Maria Balshaw courtesy Johnnie Shand Kydd

Tate director Maria Balshaw opens up in the latest episode of Desert Island Discs, the hugely popular BBC Radio 4 programme which invites high-profile guests to choose their eight favourite tracks for an imaginary stint as an island castaway. Balshaw plumps for Billy Bragg’s Waiting for the Great Leap Forwards and David Bowie’s Wild is the Wind, among others, along with It’s a Sin by the Pet Shop Boys, prompting the memorable line: “The real reason [the latter] is on my list is because dancing to the Pet Shop Boys ’ music in gay clubs was how I spent my teenage years—absolutely epic disco.”

The revelations come thick and fast: how her passion for art was ignited by seeing Cornelia Parker’s Cold Dark Matter: An Exploded View at Chisenhale Gallery in London in 1991; the special place Tate Liverpool holds for her—“it became my local, I nursed student hangovers in the gallery”; and why her clothes are “her armour”. Indeed, fashion and the issue of Balshaw’s “clashing clothes” pop up, sparking debate about the exasperating endless commentaries on her fashion choices.

“Since I’ve been at Tate, I have fully embraced my sense of trainers with the dress,” she stresses, reflecting “that after all the years I’ve worked in museums, I am qualified for the job even though I still have a sense of impostor anxiety”. Balshaw is very candid and open, touching on tragic aspects such as losing her father recently and the pain of three miscarriages. The thorny topic of 200 possible redundancies at Tate Enterprises also comes up. “We have used as much of our own reserves as we can to preserve the jobs throughout this period,” she argues.

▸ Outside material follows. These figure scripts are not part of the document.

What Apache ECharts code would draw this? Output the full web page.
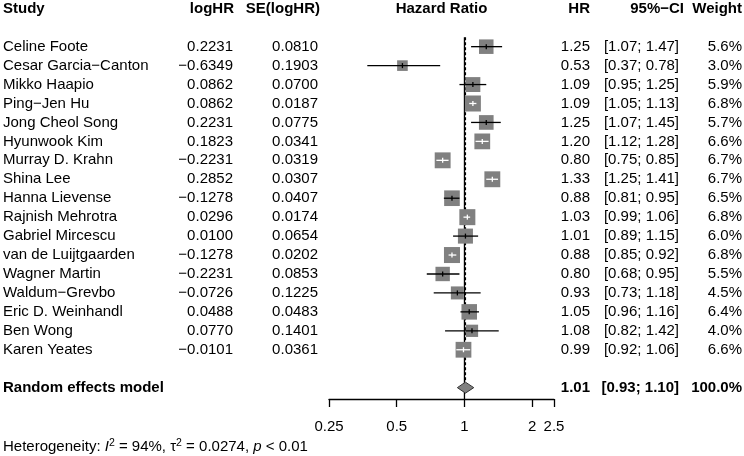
<!DOCTYPE html>
<html>
<head>
<meta charset="utf-8">
<script src="https://cdn.jsdelivr.net/npm/echarts@6/dist/echarts.min.js"></script>
<style>
  html, body { margin: 0; padding: 0; background: #fff; }
  #chart { width: 744px; height: 456px; }
</style>
</head>
<body>
<div id="chart"></div>
<script>
// study data
const studies = [
  'Celine Foote', 'Cesar Garcia\u2212Canton', 'Mikko Haapio', 'Ping\u2212Jen Hu',
  'Jong Cheol Song', 'Hyunwook Kim', 'Murray D. Krahn', 'Shina Lee',
  'Hanna Lievense', 'Rajnish Mehrotra', 'Gabriel Mircescu', 'van de Luijtgaarden',
  'Wagner Martin', 'Waldum\u2212Grevbo', 'Eric D. Weinhandl', 'Ben Wong', 'Karen Yeates'
];
const logHR = [0.2231, -0.6349, 0.0862, 0.0862, 0.2231, 0.1823, -0.2231, 0.2852,
  -0.1278, 0.0296, 0.0100, -0.1278, -0.2231, -0.0726, 0.0488, 0.0770, -0.0101];
const seLogHR = [0.0810, 0.1903, 0.0700, 0.0187, 0.0775, 0.0341, 0.0319, 0.0307,
  0.0407, 0.0174, 0.0654, 0.0202, 0.0853, 0.1225, 0.0483, 0.1401, 0.0361];
const hr = [1.25, 0.53, 1.09, 1.09, 1.25, 1.20, 0.80, 1.33, 0.88, 1.03, 1.01, 0.88, 0.80, 0.93, 1.05, 1.08, 0.99];
const ciLower = [1.07, 0.37, 0.95, 1.05, 1.07, 1.12, 0.75, 1.25, 0.81, 0.99, 0.89, 0.85, 0.68, 0.73, 0.96, 0.82, 0.92];
const ciUpper = [1.47, 0.78, 1.25, 1.13, 1.45, 1.28, 0.85, 1.41, 0.95, 1.06, 1.15, 0.92, 0.95, 1.18, 1.16, 1.42, 1.06];
const weights = [5.6, 3.0, 5.9, 6.8, 5.7, 6.6, 6.7, 6.7, 6.5, 6.8, 6.0, 6.8, 5.5, 4.5, 6.4, 4.0, 6.6];

// random effects model
const pooledHR = 1.01;
const pooledCI = [0.93, 1.10];
const pooledWeight = 100.0;

const xTicks = [0.25, 0.5, 1, 2, 2.5];
const headers = ['Study', 'logHR', 'SE(logHR)', 'Hazard Ratio', 'HR', '95%\u2212CI', 'Weight'];

const FONT = "'Liberation Sans', Arial, Helvetica, sans-serif";
const FS = 15;
const HEADER_ROW = -2;
const POOLED_ROW = 18;

const fmt = (v, d) => v.toFixed(d).replace('-', '\u2212');
const ciText = (lo, hi) => '[' + fmt(lo, 2) + '; ' + fmt(hi, 2) + ']';

// table cells (row index, text, x pixel, alignment, bold)
const cells = [];
const colX = [3, 234, 320, 441.5, 590, 684, 742];
const colAlign = ['left', 'right', 'right', 'center', 'right', 'right', 'right'];
headers.forEach((h, i) => cells.push({ row: HEADER_ROW, text: h, x: colX[i], align: colAlign[i], bold: true }));
studies.forEach((s, i) => {
  cells.push({ row: i, text: s, x: 3, align: 'left' });
  cells.push({ row: i, text: fmt(logHR[i], 4), x: 233, align: 'right' });
  cells.push({ row: i, text: fmt(seLogHR[i], 4), x: 318, align: 'right' });
  cells.push({ row: i, text: fmt(hr[i], 2), x: 590, align: 'right' });
  cells.push({ row: i, text: ciText(ciLower[i], ciUpper[i]), x: 679, align: 'right' });
  cells.push({ row: i, text: weights[i].toFixed(1) + '%', x: 742, align: 'right' });
});
cells.push({ row: POOLED_ROW, text: 'Random effects model', x: 3, align: 'left', bold: true });
cells.push({ row: POOLED_ROW, text: fmt(pooledHR, 2), x: 590, align: 'right', bold: true });
cells.push({ row: POOLED_ROW, text: ciText(pooledCI[0], pooledCI[1]), x: 679, align: 'right', bold: true });
cells.push({ row: POOLED_ROW, text: pooledWeight.toFixed(1) + '%', x: 742, align: 'right', bold: true });

const chart = echarts.init(document.getElementById('chart'));

const option = {
  animation: false,
  backgroundColor: '#fff',
  textStyle: { fontFamily: FONT },
  grid: { left: 329, right: 190, top: 37.2, bottom: 57 },
  xAxis: {
    type: 'log',
    logBase: 2,
    min: 0.25,
    max: 2.5,
    axisLine: { onZero: false, lineStyle: { color: '#000', width: 1.3 } },
    axisTick: { length: 8, customValues: xTicks, lineStyle: { color: '#000', width: 1.3 } },
    axisLabel: {
      customValues: xTicks,
      margin: 20,
      color: '#000',
      fontSize: FS,
      fontFamily: FONT,
      formatter: v => String(+(+v).toPrecision(3))
    },
    splitLine: { show: false }
  },
  yAxis: { type: 'value', inverse: true, min: -0.5, max: 18.6, show: false },
  graphic: [{
    type: 'text',
    left: 3,
    top: 438,
    style: {
      text: '{a|Heterogeneity: }{i|I}{s|2}{a| = 94%, \u03c4}{s|2}{a| = 0.0274, }{i|p}{a| < 0.01}',
      rich: {
        a: { fontSize: FS, fontFamily: FONT, lineHeight: 18, fill: '#000' },
        i: { fontSize: FS, fontFamily: FONT, fontStyle: 'italic', lineHeight: 18, fill: '#000' },
        s: { fontSize: 10.5, fontFamily: FONT, lineHeight: 18, verticalAlign: 'top', fill: '#000' }
      }
    }
  }],
  series: [
    {
      // line of no effect
      type: 'line',
      data: [[1, -0.5], [1, 18.6]],
      symbol: 'none',
      lineStyle: { color: '#000', width: 1.3 },
      silent: true
    },
    {
      // random effects estimate
      type: 'line',
      data: [[pooledHR, -0.5], [pooledHR, POOLED_ROW - 0.3]],
      symbol: 'none',
      lineStyle: { color: '#000', width: 1.3, type: [3, 2] },
      silent: true
    },
    {
      // study squares + CIs
      type: 'custom',
      data: studies.map((s, i) => [i, hr[i], ciLower[i], ciUpper[i], weights[i]]),
      renderItem: (params, api) => {
        const row = api.value(0);
        const p = api.coord([api.value(1), row]);
        const lo = api.coord([api.value(2), row]);
        const hi = api.coord([api.value(3), row]);
        const size = 6.14 * Math.sqrt(api.value(4));
        const inside = lo[0] >= p[0] - size / 2 && hi[0] <= p[0] + size / 2;
        const lineCol = inside ? '#fff' : '#000';
        return {
          type: 'group',
          children: [
            { type: 'rect', shape: { x: p[0] - size / 2, y: p[1] - size / 2, width: size, height: size },
              style: { fill: '#808080' } },
            { type: 'line', shape: { x1: lo[0], y1: p[1], x2: hi[0], y2: p[1] },
              style: { stroke: lineCol, lineWidth: 1.3 } },
            { type: 'line', shape: { x1: p[0], y1: p[1] - 2.5, x2: p[0], y2: p[1] + 2.5 },
              style: { stroke: lineCol, lineWidth: 1.3 } }
          ]
        };
      },
      z: 5
    },
    {
      // pooled diamond
      type: 'custom',
      data: [[POOLED_ROW, pooledHR, pooledCI[0], pooledCI[1]]],
      renderItem: (params, api) => {
        const row = api.value(0);
        const p = api.coord([api.value(1), row]);
        const lo = api.coord([api.value(2), row]);
        const hi = api.coord([api.value(3), row]);
        const h = 5.5;
        return {
          type: 'polygon',
          shape: { points: [[lo[0], p[1]], [p[0], p[1] - h], [hi[0], p[1]], [p[0], p[1] + h]] },
          style: { fill: '#808080', stroke: '#333', lineWidth: 1 }
        };
      },
      z: 6
    },
    {
      // table text
      type: 'custom',
      data: cells.map((c, i) => [c.row, i]),
      renderItem: (params, api) => {
        const c = cells[api.value(1)];
        const y = api.coord([1, c.row])[1];
        return {
          type: 'text',
          style: {
            text: c.text, x: c.x, y: y,
            align: c.align, verticalAlign: 'middle',
            font: (c.bold ? 'bold ' : '') + FS + 'px ' + FONT,
            fill: '#000'
          }
        };
      },
      clip: false,
      silent: true
    }
  ]
};

chart.setOption(option);
window.addEventListener('resize', () => chart.resize());
</script>
</body>
</html>
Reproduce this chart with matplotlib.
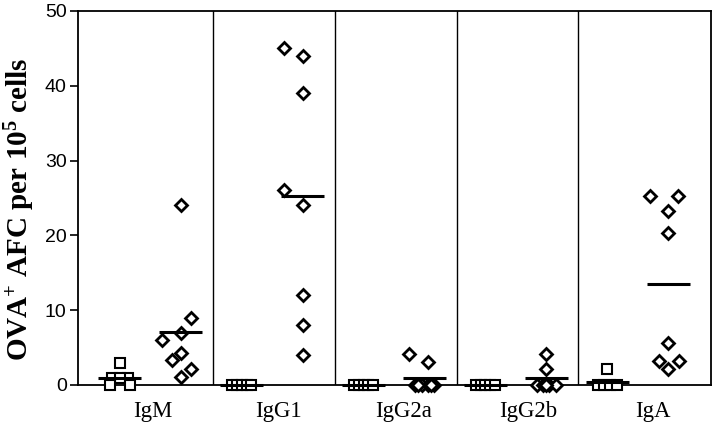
import matplotlib
matplotlib.use("Agg")
import matplotlib.pyplot as plt
import numpy as np

plt.rcParams["mathtext.fontset"] = "custom"
plt.rcParams["mathtext.rm"] = "Liberation Serif:bold"
plt.rcParams["mathtext.bf"] = "Liberation Serif:bold"
plt.rcParams["mathtext.it"] = "Liberation Serif:bold"

# ---- data ----
categories = ["IgM", "IgG1", "IgG2a", "IgG2b", "IgA"]

# control group (open squares)
igm_sq = [3, 1, 1, 1, 0, 0]
igg1_sq = [0, 0, 0, 0, 0]
igg2a_sq = [0, 0, 0, 0, 0]
igg2b_sq = [0, 0, 0, 0, 0]
iga_sq = [2.2, 0, 0, 0, 0]

# immunised group (open diamonds)
igm_dm = [24, 9, 7, 6, 4.3, 3.3, 2.1, 1.1]
igg1_dm = [45, 44, 39, 26, 24, 12, 8, 4]
igg2a_dm = [4.1, 3.1, 0, 0, 0, 0, 0, 0]
igg2b_dm = [4.1, 2.1, 0, 0, 0, 0, 0]
iga_dm = [25.2, 25.2, 23.2, 20.3, 5.6, 3.2, 3.2, 2.1]

y_ticks = [0, 10, 20, 30, 40, 50]

# ---- layout (horizontal jitter, positions) ----
sq_dx = {
    "IgM": [0, -0.13, 0.13, 0, -0.16, 0.16],
    "IgG1": [-0.16, -0.08, 0, 0.08, 0.16],
    "IgG2a": [-0.16, -0.08, 0, 0.08, 0.16],
    "IgG2b": [-0.16, -0.08, 0, 0.08, 0.16],
    "IgA": [0, -0.15, -0.05, 0.05, 0.15],
}
dm_dx = {
    "IgM": [0, 0.16, 0, -0.3, 0, -0.14, 0.16, 0],
    "IgG1": [-0.31, 0, 0, -0.31, 0, 0, 0, 0],
    "IgG2a": [-0.25, 0.06, -0.15, -0.05, 0.05, 0.15, -0.1, 0.1],
    "IgG2b": [0, 0, -0.15, -0.05, 0.05, 0.15, 0],
    "IgA": [-0.3, 0.16, 0, 0, 0, -0.15, 0.18, 0],
}

squares = [igm_sq, igg1_sq, igg2a_sq, igg2b_sq, iga_sq]
diamonds = [igm_dm, igg1_dm, igg2a_dm, igg2b_dm, iga_dm]

fig = plt.figure(figsize=(7.2, 4.36), dpi=100)
ax = fig.add_axes([0.108, 0.117, 0.8795, 0.858])

half = 0.35
for i, cat in enumerate(categories):
    xs = 2 * i + 1
    xd = 2 * i + 2
    sv = np.array(squares[i], dtype=float)
    dv = np.array(diamonds[i], dtype=float)
    ax.plot(xs + np.array(sq_dx[cat]), sv, linestyle="none", marker="s",
            ms=7.5, mfc="white", mec="black", mew=1.5, clip_on=False, zorder=3)
    ax.plot(xd + np.array(dm_dx[cat]), dv, linestyle="none", marker="D",
            ms=6.5, mfc="white", mec="black", mew=2.0, clip_on=False, zorder=3)
    ax.plot([xs - half, xs + half], [sv.mean()] * 2, color="black", lw=2.2,
            solid_capstyle="butt", clip_on=False, zorder=4)
    ax.plot([xd - half, xd + half], [dv.mean()] * 2, color="black", lw=2.2,
            solid_capstyle="butt", clip_on=False, zorder=4)

for xdiv in [2.53, 4.53, 6.54, 8.52]:
    ax.axvline(xdiv, color="black", lw=1.0, zorder=1)

ax.set_xlim(0.31, 10.7)
ax.set_ylim(0, 50)
ax.set_yticks(y_ticks)
ax.set_yticklabels([str(t) for t in y_ticks], family="Liberation Sans", fontsize=14)
ax.tick_params(axis="y", direction="out", length=6, width=1.2, pad=2)
ax.set_xticks([])
for s in ax.spines.values():
    s.set_linewidth(1.3)

label_x = [1.55, 3.6, 5.65, 7.7, 9.75]
for lx, cat in zip(label_x, categories):
    ax.text(lx, -3.5, cat, ha="center", va="center", family="Liberation Serif",
            fontsize=16.5)

ax.set_ylabel(r"OVA$^{+}$ AFC per 10$^{5}$ cells", family="Liberation Serif",
              fontweight="bold", fontsize=21, va="center")
ax.yaxis.set_label_coords(-0.091, 0.47)

fig.savefig("out.png", dpi=100)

Her love for the much missed artist and filmmaker Derek Jarman also underpins the discussion with host Lauren Laverne. Balshaw describes how she stayed up late to watch the visionary artist’s works on Channel 4 in her youth—“Jarman's films spoke of another universe”—and very touchingly, how she would like to transplant Jarman’s garden at Prospect Cottage in Dungeness to her desert isle (her obligatory “luxury item” alongside the eight tracks). “I like that sense of desolation,” she says, referring to the beautiful, barren shingle surrounding Jarman’s seaside retreat, which, for her, is more appealing than a “luxurious golden sandy beach”.